Christophe Soullez : Le terme est sûrement trop fort car nous sommes face à quelques centaines d’individus. La France n’est pas non plus le seul pays à subir ce type de phénomènes. Souvenons-nous des émeutes de Londres en 2011, ou de celles que peuvent parfois connaître les Pays-Bas, la Belgique, etc. L’Espagne n’est pas non plus épargnée par le développement des bandes. En revanche il y a des risques de fragmentation de la société et surtout d’exaspération de certaines populations, notamment les plus défavorisées qui sont les premières victimes de ce type de comportements criminels.

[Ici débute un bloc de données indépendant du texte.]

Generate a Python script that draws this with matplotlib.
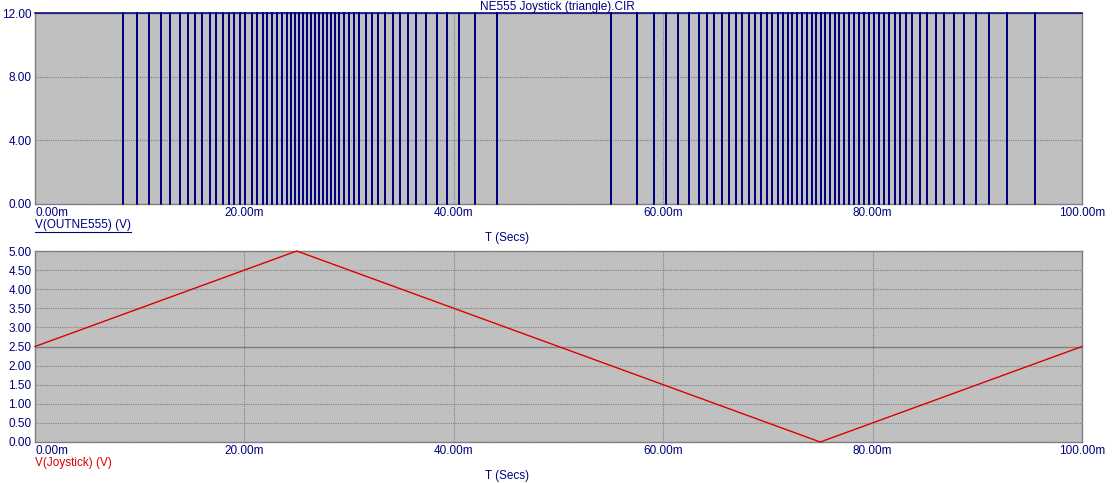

Ceci peut conduire à des réactions « d’auto-défense » pouvant avoir des conséquences dramatiques. Il est également indispensable d’éviter que ces quartiers ne soient sous l’emprise des trafiquants car nous serons alors face à des territoires en sécession et hors de contrôle. Certains quartiers s’enfoncent et sont de plus en plus difficiles. La réaction de l’Etat doit être à la hauteur de cet enjeu et surtout il doit démontrer en paroles et en actes qu’il n’entend pas céder un pouce de terrain. Il doit concentrer ses efforts sur ces territoires et ces individus. Mais il est également nécessaire que les habitants se mobilisent, fassent appel à la police et ne restent pas sous le joug de la loi du silence. C’est aussi en restaurant les liens sociaux et en favorisant la vie sociale dans ces quartiers que les adultes pourront reprendre la main.